The answer is the line with "Generate a LaTeX" and every line after it to the end of the listing, retyped exactly. Pictures do not belong in it.

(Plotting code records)
· · · · · · ·
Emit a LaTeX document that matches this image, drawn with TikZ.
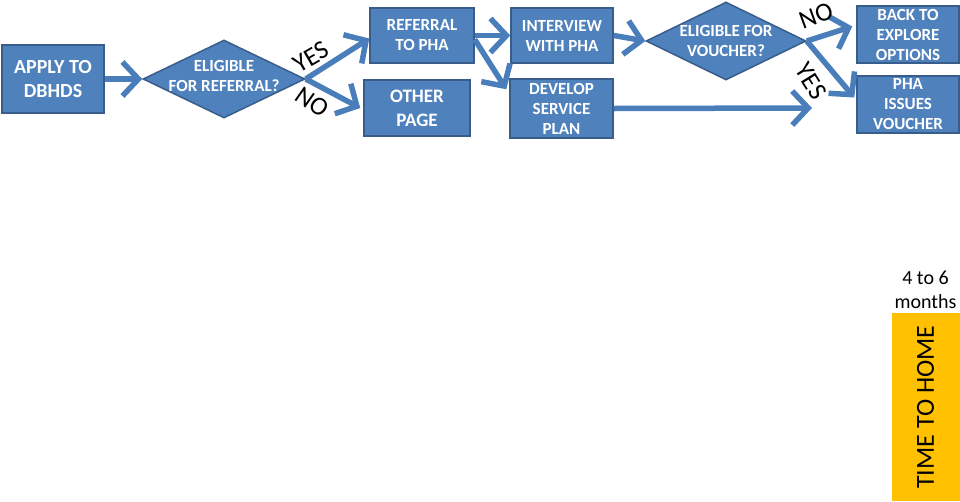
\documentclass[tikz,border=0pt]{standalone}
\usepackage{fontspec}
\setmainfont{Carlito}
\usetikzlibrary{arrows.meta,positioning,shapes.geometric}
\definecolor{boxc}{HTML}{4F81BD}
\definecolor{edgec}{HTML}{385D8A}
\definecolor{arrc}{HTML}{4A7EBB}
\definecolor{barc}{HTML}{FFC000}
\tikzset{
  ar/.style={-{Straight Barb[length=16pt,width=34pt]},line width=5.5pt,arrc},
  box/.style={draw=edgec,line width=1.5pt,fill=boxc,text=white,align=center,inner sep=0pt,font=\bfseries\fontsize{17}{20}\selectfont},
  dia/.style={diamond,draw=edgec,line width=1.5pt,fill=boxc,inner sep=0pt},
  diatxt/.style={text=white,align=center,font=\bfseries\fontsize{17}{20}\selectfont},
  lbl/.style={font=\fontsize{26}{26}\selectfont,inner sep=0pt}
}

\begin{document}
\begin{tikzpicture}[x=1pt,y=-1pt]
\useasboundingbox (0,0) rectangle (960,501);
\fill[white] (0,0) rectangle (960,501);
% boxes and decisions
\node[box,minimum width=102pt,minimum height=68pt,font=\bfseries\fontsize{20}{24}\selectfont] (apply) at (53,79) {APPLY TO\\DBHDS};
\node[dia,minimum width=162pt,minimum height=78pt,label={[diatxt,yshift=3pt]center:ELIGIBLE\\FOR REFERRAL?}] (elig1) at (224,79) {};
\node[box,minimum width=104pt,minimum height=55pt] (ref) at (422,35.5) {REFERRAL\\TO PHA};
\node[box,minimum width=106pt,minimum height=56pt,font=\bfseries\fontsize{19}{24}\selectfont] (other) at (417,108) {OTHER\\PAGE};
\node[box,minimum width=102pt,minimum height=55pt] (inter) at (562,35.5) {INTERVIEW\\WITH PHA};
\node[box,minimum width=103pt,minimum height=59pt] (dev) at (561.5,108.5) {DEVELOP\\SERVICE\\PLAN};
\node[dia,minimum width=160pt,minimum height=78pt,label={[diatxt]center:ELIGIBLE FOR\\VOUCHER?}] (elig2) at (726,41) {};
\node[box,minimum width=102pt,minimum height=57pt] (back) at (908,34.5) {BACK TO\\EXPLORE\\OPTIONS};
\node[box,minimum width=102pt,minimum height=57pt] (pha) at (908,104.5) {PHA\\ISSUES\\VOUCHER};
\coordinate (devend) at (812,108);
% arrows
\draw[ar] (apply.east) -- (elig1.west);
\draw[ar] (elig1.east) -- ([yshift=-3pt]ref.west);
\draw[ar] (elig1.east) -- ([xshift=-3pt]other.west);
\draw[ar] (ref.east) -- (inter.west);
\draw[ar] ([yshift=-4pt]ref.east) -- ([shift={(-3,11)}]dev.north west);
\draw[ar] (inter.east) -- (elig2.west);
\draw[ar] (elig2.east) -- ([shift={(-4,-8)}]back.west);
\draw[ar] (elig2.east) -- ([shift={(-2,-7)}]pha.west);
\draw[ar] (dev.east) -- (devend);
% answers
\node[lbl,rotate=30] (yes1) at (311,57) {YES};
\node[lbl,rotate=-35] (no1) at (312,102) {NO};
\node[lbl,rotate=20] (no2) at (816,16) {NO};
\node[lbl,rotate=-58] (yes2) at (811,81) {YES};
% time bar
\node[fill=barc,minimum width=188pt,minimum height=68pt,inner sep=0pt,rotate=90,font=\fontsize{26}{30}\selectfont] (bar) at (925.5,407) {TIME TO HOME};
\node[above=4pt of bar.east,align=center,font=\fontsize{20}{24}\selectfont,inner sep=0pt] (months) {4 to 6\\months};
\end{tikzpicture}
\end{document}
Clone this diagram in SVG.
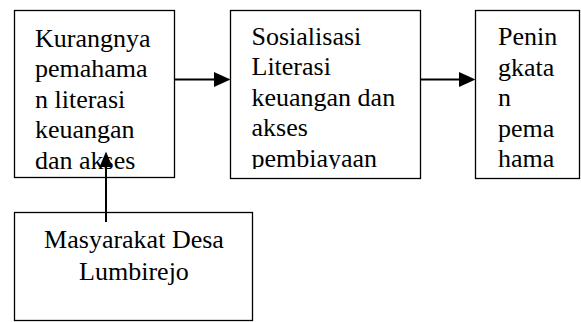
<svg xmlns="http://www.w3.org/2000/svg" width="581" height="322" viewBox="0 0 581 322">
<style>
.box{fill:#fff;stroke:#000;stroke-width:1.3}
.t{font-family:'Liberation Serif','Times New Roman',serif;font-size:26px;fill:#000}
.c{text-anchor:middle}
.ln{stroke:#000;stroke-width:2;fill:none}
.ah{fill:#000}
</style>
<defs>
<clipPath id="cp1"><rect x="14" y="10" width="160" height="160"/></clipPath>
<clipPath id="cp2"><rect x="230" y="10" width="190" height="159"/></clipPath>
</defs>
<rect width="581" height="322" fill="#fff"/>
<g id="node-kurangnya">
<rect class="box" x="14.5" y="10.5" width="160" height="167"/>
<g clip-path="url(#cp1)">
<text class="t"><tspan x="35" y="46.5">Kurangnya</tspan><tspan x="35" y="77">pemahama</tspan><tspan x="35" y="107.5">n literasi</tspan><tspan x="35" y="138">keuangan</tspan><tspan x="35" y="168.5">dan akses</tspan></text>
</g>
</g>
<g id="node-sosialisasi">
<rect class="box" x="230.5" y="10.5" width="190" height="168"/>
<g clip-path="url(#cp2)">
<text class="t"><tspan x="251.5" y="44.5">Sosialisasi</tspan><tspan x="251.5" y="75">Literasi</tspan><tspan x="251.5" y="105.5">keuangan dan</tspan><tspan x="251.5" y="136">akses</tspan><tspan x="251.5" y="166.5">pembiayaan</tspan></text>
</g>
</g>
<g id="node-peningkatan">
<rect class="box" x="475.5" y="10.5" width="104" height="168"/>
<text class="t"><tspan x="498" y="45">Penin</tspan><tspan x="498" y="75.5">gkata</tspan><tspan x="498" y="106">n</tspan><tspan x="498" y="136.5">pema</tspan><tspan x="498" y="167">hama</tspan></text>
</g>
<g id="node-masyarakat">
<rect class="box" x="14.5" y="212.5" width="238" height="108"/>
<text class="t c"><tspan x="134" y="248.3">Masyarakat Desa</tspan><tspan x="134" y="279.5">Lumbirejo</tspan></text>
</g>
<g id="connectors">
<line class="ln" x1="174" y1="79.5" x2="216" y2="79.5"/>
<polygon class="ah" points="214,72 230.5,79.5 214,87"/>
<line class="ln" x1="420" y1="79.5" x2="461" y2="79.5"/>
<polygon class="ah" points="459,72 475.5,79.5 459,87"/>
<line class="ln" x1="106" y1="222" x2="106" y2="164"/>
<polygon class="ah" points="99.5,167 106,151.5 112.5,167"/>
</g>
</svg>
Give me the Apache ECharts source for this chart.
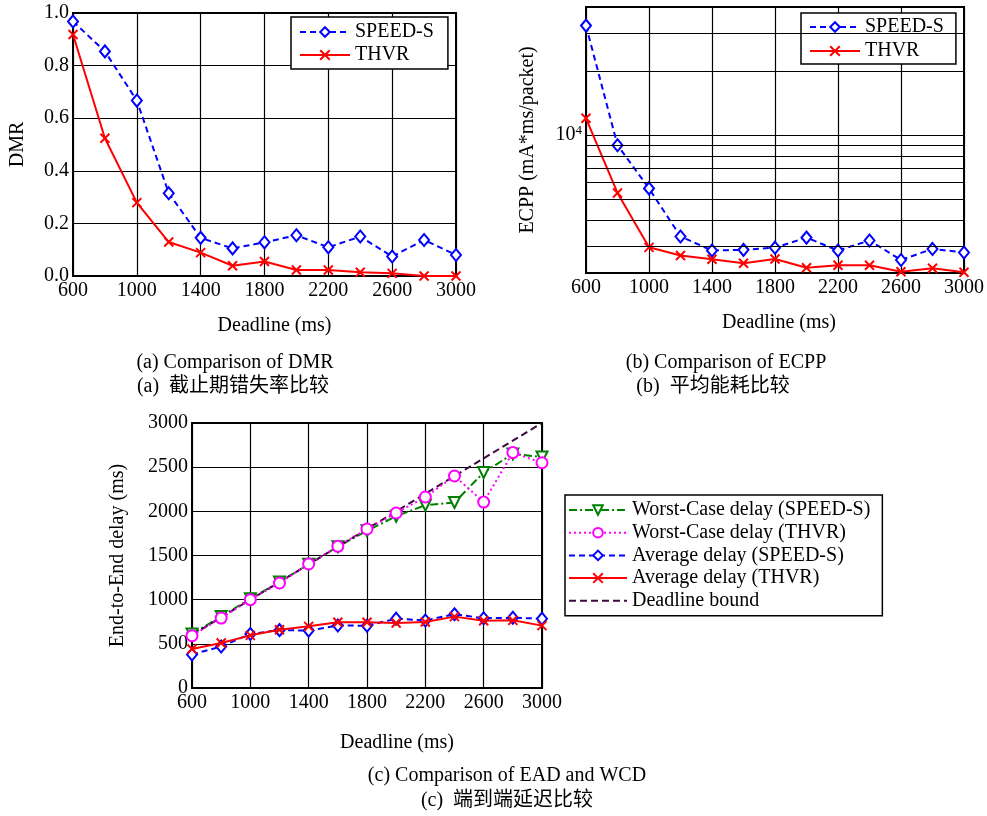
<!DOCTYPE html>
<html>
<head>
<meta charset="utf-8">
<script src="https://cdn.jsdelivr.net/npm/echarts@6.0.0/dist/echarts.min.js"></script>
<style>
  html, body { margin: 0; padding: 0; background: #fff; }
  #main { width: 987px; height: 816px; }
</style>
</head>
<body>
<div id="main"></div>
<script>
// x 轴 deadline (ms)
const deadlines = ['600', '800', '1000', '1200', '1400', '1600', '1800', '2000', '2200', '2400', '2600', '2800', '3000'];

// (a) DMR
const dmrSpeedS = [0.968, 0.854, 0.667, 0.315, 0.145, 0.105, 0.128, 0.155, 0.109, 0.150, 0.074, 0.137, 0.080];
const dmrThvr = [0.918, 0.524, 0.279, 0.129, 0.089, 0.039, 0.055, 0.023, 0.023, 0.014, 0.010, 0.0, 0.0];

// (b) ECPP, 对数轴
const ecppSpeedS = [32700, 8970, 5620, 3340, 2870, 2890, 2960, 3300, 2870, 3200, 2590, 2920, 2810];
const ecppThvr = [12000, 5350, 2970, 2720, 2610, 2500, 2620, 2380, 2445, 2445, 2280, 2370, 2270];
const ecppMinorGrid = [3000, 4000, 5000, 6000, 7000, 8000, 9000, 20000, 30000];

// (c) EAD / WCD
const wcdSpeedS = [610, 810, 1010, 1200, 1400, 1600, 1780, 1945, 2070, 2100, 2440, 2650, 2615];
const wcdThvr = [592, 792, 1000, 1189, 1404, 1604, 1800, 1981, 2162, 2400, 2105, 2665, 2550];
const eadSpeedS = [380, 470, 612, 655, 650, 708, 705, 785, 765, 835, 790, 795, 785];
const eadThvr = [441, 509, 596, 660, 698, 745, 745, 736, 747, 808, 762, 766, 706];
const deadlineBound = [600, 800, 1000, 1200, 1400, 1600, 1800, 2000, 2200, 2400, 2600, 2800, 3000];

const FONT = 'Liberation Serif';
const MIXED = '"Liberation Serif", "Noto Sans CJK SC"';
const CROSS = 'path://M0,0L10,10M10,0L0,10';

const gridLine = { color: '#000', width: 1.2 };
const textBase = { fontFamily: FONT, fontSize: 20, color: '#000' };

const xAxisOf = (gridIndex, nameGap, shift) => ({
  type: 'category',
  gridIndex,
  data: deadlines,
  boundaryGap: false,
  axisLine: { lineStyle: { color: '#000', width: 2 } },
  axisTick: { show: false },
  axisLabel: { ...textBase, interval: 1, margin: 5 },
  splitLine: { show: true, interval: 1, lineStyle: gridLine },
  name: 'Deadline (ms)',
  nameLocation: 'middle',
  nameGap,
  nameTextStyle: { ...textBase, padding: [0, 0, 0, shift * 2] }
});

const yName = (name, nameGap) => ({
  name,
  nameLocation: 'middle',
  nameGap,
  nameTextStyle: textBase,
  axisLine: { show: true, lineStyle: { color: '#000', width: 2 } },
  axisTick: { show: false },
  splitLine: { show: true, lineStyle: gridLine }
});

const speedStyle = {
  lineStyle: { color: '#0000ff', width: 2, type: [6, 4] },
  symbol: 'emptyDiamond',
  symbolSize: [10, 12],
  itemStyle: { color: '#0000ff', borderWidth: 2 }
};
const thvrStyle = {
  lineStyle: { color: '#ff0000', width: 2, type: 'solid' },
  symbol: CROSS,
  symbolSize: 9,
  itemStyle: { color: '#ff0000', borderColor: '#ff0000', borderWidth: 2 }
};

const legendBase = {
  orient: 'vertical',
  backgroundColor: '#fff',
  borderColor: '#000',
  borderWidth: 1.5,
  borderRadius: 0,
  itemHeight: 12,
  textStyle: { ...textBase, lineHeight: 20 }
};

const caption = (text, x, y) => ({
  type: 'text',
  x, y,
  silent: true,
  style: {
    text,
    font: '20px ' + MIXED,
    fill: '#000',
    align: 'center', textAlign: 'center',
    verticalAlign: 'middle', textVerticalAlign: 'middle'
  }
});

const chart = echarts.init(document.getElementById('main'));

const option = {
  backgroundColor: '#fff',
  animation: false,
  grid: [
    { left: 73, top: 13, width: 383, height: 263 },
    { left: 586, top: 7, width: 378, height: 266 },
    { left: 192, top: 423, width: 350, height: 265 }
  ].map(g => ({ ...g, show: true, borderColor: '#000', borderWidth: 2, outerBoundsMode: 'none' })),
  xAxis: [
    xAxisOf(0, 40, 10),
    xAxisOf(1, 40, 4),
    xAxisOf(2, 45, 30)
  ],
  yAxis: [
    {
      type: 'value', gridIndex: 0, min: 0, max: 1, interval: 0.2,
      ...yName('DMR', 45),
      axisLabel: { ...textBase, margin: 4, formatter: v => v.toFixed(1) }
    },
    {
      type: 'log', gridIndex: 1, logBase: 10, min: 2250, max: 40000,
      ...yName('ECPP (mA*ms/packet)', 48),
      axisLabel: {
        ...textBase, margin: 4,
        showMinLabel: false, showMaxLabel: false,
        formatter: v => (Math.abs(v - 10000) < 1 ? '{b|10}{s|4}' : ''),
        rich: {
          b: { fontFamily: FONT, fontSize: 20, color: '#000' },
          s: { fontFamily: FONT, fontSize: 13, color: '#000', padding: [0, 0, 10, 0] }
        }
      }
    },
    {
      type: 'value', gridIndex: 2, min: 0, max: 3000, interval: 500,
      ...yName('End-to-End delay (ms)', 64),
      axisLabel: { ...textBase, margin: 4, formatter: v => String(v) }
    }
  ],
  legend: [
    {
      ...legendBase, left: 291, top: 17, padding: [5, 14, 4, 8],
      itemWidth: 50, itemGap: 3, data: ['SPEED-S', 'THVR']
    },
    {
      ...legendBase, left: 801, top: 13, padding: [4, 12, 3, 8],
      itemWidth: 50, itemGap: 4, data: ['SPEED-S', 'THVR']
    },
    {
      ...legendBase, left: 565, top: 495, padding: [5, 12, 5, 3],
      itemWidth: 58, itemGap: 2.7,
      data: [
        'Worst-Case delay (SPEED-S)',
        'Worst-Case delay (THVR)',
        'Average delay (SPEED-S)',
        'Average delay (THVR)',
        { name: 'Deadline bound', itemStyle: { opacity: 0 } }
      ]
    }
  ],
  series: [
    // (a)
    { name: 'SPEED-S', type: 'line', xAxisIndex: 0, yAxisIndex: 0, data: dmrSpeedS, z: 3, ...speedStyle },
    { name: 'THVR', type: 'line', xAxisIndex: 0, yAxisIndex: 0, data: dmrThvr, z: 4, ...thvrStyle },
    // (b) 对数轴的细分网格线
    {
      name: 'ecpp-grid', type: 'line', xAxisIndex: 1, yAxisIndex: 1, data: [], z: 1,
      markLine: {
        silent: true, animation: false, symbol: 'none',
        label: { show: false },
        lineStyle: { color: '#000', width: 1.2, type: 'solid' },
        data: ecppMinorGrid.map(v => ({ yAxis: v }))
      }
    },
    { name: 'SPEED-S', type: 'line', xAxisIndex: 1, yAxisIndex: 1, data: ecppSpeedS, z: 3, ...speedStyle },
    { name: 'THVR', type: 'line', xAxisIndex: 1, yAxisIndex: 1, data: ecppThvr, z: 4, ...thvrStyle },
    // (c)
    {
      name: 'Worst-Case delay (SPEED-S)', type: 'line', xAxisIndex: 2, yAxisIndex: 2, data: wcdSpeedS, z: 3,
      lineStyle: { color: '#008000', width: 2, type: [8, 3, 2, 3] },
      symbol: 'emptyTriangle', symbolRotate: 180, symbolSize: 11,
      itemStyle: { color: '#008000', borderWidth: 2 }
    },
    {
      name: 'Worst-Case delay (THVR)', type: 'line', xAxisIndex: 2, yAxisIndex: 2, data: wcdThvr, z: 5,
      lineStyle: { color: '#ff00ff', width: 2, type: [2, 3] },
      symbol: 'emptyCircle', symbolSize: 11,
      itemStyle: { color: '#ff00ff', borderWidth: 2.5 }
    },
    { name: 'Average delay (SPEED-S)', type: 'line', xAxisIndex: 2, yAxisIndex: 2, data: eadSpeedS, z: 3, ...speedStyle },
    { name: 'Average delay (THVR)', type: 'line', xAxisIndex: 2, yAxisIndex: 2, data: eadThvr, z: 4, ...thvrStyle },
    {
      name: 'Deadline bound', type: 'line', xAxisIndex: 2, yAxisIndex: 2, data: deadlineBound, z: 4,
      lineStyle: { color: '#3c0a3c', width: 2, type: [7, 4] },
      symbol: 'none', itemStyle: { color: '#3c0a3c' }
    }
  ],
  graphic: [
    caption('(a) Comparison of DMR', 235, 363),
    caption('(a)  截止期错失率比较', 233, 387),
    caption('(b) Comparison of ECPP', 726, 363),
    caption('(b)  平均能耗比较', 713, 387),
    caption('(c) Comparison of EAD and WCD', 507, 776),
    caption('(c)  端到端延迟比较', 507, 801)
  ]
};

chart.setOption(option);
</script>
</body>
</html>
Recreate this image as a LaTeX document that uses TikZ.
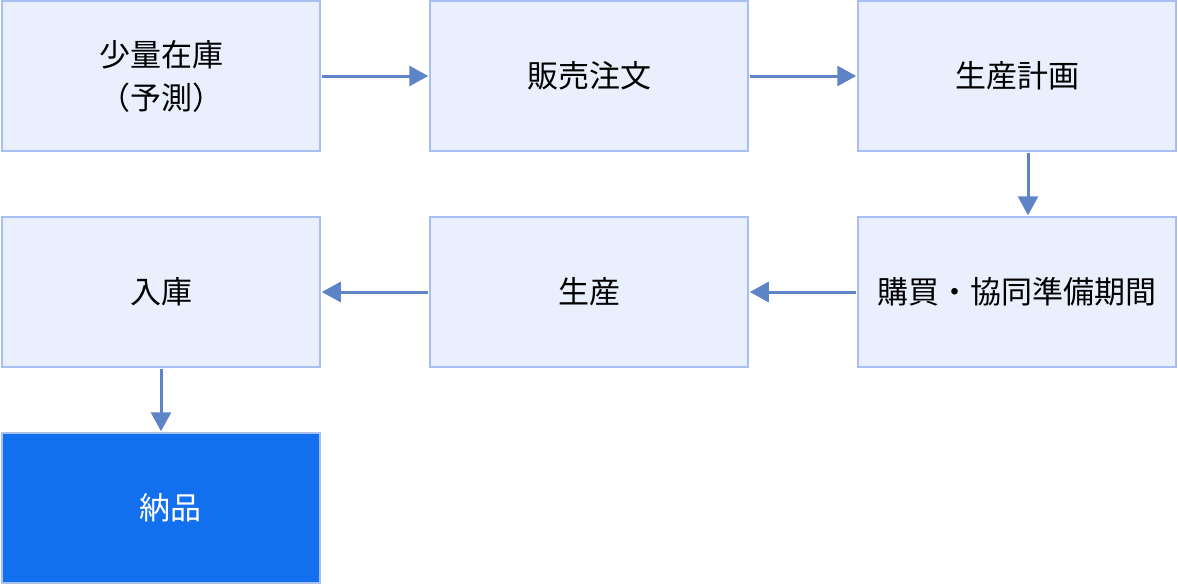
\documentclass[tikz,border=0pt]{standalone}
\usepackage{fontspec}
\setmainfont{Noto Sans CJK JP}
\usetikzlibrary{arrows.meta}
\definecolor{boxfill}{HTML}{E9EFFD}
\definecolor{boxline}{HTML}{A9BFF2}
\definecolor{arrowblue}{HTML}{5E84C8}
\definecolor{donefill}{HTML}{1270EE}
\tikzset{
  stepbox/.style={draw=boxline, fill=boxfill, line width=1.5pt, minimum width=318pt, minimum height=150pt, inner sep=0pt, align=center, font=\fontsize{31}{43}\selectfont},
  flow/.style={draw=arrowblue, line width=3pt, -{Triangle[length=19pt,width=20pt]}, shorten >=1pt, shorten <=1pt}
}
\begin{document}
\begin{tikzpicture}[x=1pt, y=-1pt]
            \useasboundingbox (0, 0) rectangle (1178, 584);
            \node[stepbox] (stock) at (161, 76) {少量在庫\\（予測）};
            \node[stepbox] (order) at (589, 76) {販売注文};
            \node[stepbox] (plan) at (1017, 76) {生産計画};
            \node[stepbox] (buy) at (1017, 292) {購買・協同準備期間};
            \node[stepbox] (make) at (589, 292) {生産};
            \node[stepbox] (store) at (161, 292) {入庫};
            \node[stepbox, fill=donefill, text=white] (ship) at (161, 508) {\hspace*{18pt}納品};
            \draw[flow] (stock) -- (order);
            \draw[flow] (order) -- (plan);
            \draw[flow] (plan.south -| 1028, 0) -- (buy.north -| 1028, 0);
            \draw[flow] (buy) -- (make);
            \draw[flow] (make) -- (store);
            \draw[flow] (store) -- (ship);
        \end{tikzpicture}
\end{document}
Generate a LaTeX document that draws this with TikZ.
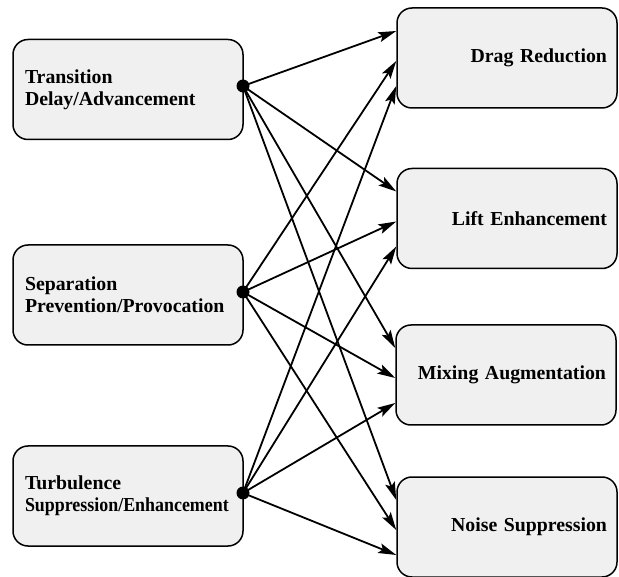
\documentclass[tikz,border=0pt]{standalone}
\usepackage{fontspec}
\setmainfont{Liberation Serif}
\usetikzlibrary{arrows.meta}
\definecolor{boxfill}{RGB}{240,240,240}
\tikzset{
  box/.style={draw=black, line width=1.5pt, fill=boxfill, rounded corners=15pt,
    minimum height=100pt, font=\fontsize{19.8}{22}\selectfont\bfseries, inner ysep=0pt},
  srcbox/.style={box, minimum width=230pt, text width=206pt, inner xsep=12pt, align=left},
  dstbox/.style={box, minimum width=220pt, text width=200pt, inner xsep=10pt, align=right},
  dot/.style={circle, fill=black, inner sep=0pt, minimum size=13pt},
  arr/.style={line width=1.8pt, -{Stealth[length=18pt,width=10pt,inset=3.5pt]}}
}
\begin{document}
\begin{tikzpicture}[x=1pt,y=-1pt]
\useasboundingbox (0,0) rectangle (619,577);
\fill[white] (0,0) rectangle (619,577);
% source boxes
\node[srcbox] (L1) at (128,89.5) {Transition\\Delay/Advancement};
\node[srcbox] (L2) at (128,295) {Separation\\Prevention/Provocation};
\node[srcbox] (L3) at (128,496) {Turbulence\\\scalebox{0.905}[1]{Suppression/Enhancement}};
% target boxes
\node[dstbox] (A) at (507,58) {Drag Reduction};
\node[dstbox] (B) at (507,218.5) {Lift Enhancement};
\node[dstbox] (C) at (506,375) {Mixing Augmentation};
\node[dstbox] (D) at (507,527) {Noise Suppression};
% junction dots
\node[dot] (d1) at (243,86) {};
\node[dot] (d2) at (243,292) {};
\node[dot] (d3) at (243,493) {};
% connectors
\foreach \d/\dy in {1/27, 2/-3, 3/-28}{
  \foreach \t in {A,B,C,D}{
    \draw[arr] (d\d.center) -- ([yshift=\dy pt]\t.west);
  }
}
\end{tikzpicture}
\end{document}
· · · · · · ·
* THE RESULT:
Generate a LaTeX document that draws this with TikZ.
\documentclass[tikz,border=0pt]{standalone}
\usepackage{fontspec}
\setmainfont{Liberation Serif}
\usetikzlibrary{arrows.meta}
\definecolor{boxfill}{RGB}{240,240,240}
\tikzset{
  box/.style={draw=black, line width=1.5pt, fill=boxfill, rounded corners=15pt,
    minimum height=100pt, font=\fontsize{19.8}{22}\selectfont\bfseries, inner ysep=0pt},
  srcbox/.style={box, minimum width=230pt, text width=206pt, inner xsep=12pt, align=left},
  dstbox/.style={box, minimum width=220pt, text width=200pt, inner xsep=10pt, align=right},
  dot/.style={circle, fill=black, inner sep=0pt, minimum size=13pt},
  arr/.style={line width=1.8pt, -{Stealth[length=18pt,width=10pt,inset=3.5pt]}}
}
\begin{document}
\begin{tikzpicture}[x=1pt,y=-1pt]
\useasboundingbox (0,0) rectangle (619,577);
\fill[white] (0,0) rectangle (619,577);
% source boxes
\node[srcbox] (L1) at (128,89.5) {Transition\\Delay/Advancement};
\node[srcbox] (L2) at (128,295) {Separation\\Prevention/Provocation};
\node[srcbox] (L3) at (128,496) {Turbulence\\\scalebox{0.905}[1]{Suppression/Enhancement}};
% target boxes
\node[dstbox] (A) at (507,58) {Drag Reduction};
\node[dstbox] (B) at (507,218.5) {Lift Enhancement};
\node[dstbox] (C) at (506,375) {Mixing Augmentation};
\node[dstbox] (D) at (507,527) {Noise Suppression};
% junction dots
\node[dot] (d1) at (243,86) {};
\node[dot] (d2) at (243,292) {};
\node[dot] (d3) at (243,493) {};
% connectors
\foreach \d/\dy in {1/27, 2/-3, 3/-28}{
  \foreach \t in {A,B,C,D}{
    \draw[arr] (d\d.center) -- ([yshift=\dy pt]\t.west);
  }
}
\end{tikzpicture}
\end{document}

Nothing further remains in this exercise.